The big question your humble correspondent has is why the New York Times allowed this insanity to be published in their newspaper. The only answer I could come up with is that an editor at the Times must hate Professor McMahan so much that he decided to allow the Nutty Professor to unwittingly subject himself to public humiliation and ridicule. For another example of professorial nuttiness, check out this assertion from McMahan that we must play God...in order to correct God's "flaw" in allowing innocent animals to suffer from the attacks of carnivorous species:
The continuous, incalculable suffering of animals is also an important though largely neglected element in the traditional theological “problem of evil” ─ the problem of reconciling the existence of evil with the existence of a benevolent, omnipotent god. The suffering of animals is particularly challenging because it is not amenable to the familiar palliative explanations of human suffering. Animals are assumed not to have free will and thus to be unable either to choose evil or deserve to suffer it. Neither are they assumed to have immortal souls; hence there can be no expectation that they will be compensated for their suffering in a celestial afterlife. Nor do they appear to be conspicuously elevated or ennobled by the final suffering they endure in a predator’s jaws. Theologians have had enough trouble explaining to their human flocks why a loving god permits them to suffer; but their labors will not be over even if they are finally able to justify the ways of God to man. For God must answer to animals as well.
And here is the Nutty Professor fantasizing about playing God:
If I had been in a position to design and create a world, I would have tried to arrange for all conscious individuals to be able to survive without tormenting and killing other conscious individuals.

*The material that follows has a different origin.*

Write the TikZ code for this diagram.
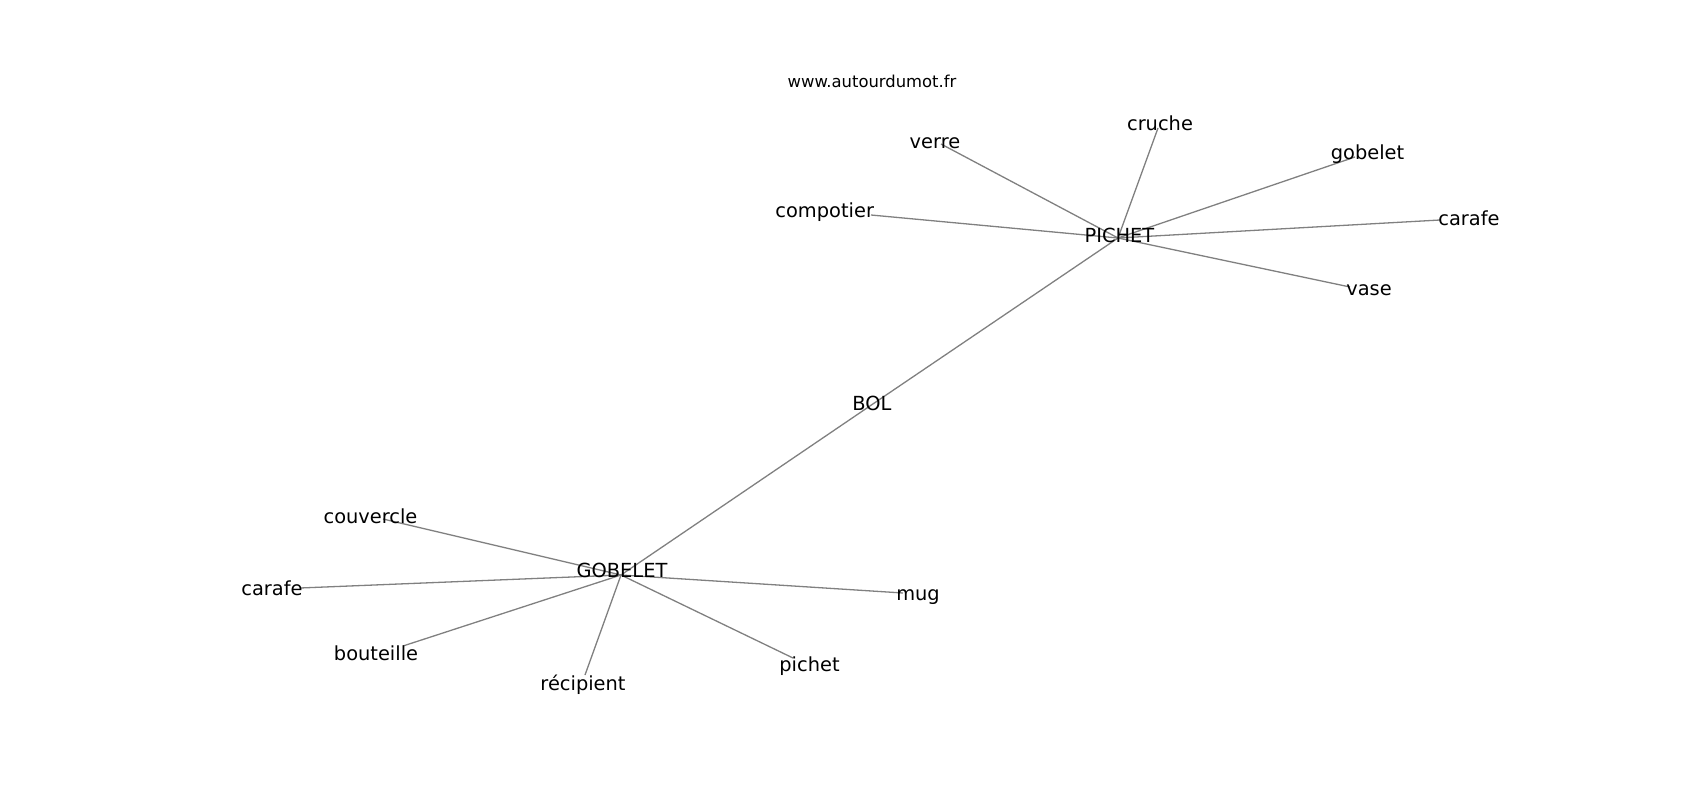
\documentclass[tikz,border=0pt]{standalone}
\usepackage{fontspec}
\setmainfont{DejaVu Sans}
\definecolor{edgegray}{RGB}{128,128,128}
\begin{document}
\begin{tikzpicture}[x=1pt,y=-1pt,
  edge/.style={draw=edgegray,line width=1.3pt},
  lbl/.style={anchor=base,inner sep=0pt,font=\fontsize{19.4}{23}\selectfont},
  title/.style={anchor=base,inner sep=0pt,font=\fontsize{16.4}{19}\selectfont}]
\useasboundingbox (0,0) rectangle (1700,800);
% node positions
\coordinate (PICHET) at (1118,238);
\coordinate (BOL) at (864,410);
\coordinate (GOBELET) at (621,575);
\coordinate (verre) at (941,144);
\coordinate (cruche) at (1158,128);
\coordinate (gobelet) at (1355,157);
\coordinate (compotier) at (871,215);
\coordinate (carafeA) at (1440,220);
\coordinate (vase) at (1350,287);
\coordinate (couvercle) at (383,519);
\coordinate (carafeB) at (300,588);
\coordinate (bouteille) at (403,646);
\coordinate (recipient) at (585,675);
\coordinate (pichet) at (793,658);
\coordinate (mug) at (903,593);
% edges
\foreach \n in {verre,cruche,gobelet,compotier,carafeA,vase,BOL}
  \draw[edge] (PICHET) -- (\n);
\foreach \n in {couvercle,carafeB,bouteille,recipient,pichet,mug,BOL}
  \draw[edge] (GOBELET) -- (\n);
% labels
\node[title] (www) at (872,88) {www.autourdumot.fr};
\node[lbl] (PICHETl) at (1119.5,242) {PICHET};
\node[lbl] (BOLl) at (872,410.7) {BOL};
\node[lbl] (GOBELETl) at (622,577.3) {GOBELET};
\node[lbl] (verrel) at (935,148.3) {verre};
\node[lbl] (cruchel) at (1160,130) {cruche};
\node[lbl] (gobeletl) at (1367.5,159.3) {gobelet};
\node[lbl] (compotierl) at (824.7,217) {compotier};
\node[lbl] (carafeAl) at (1469,225) {carafe};
\node[lbl] (vasel) at (1369,295.7) {vase};
\node[lbl] (couverclel) at (370.5,523.3) {couvercle};
\node[lbl] (carafeBl) at (272,595) {carafe};
\node[lbl] (bouteillel) at (376,660.7) {bouteille};
\node[lbl] (recipientl) at (583,690) {récipient};
\node[lbl] (pichetl) at (809.5,671.7) {pichet};
\node[lbl] (mugl) at (918,600) {mug};
\end{tikzpicture}
\end{document}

McMahan concludes his voluminous piece with a final fit of supreme nuttiness:
Here, then, is where matters stand thus far. It would be good to prevent the vast suffering and countless violent deaths caused by predation. There is therefore one reason to think that it would be instrumentally good if predatory animal species were to become extinct and be replaced by new herbivorous species, provided that this could occur without ecological upheaval involving more harm than would be prevented by the end of predation. The claim that existing animal species are sacred or irreplaceable is subverted by the moral irrelevance of the criteria for individuating animal species. I am therefore inclined to embrace the heretical conclusion that we have reason to desire the extinction of all carnivorous species, and I await the usual fate of heretics when this article is opened to comment.
Trust me, no animal in the wild has ever suffered as much as I did by reading Professor McMahan's insanity in its entirety. So would that give me the right to call for the extinction of a certain Nutty Professor?